Business and Human Rights, the New Mega-Trend in Management Studies

Vancouver
August 12, 2015
Business and Human Rights, the New Mega-Trend in Management Studies

The role of business in advancing human rights has been an emerging topic in management studies for several years. The topic, however, developed within a niche of the discipline while mainstream business scholars continued with their business as usual.

At this year’s annual meetings of the Academy of Management (AoM) and the Society of Business Ethics (SBE), however, business and human rights for the first time moved toward center stage. At the opening panel of the SBE meeting in Vancouver, Heather Elms, Associate Professor of International Business at the Kogod School of Business at American University, called the field one of the new mega-trends in management studies. Both events included an unprecedented number of sessions specifically on business and human rights, including a professional development workshop at the AoM meeting, intended to define a research agenda, to which our Center contributed.

Which factors led to the growing recognition that human rights matter in management studies? There are many, but these three stand out:

(1)   The relative weakness of the Corporate Social Responsibility (CSR) concept

After decades of research on CSR, it has become clear to many scholars that the concept is too broad to influence corporate practice.
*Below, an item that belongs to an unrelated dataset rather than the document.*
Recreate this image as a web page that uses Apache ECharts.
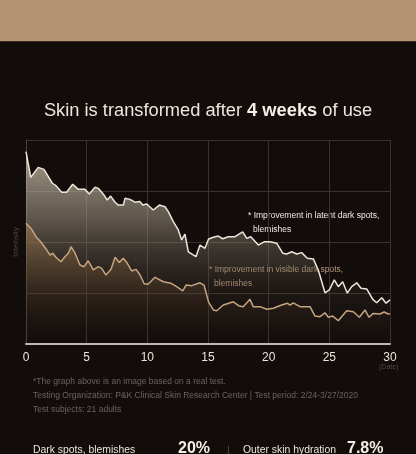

Florian Wettstein, Professor of Business Ethics at the University of St. Gallen in Switzerland, highlighted in his presentation at the AoM meeting the normative, institutional, and operational strengths of the business and human rights concept in comparison to CSR.

(2)   The empirical relevance of business and human rights

In an economy that is increasingly global, business and human rights challenges are becoming ubiquitous in business practice. Addressing them conceptually responds to this new business reality.

(3)   New publication outlets

The recently founded interdisciplinary Business and Human Rights Journal (Cambridge, 2015) provides a new outlet for scholarship, while the leading journal in business ethics, Business Ethics Quarterly, now explicitly asks for publications on business and human rights. Such publication opportunities set critical incentives for scholars to contribute to the topic.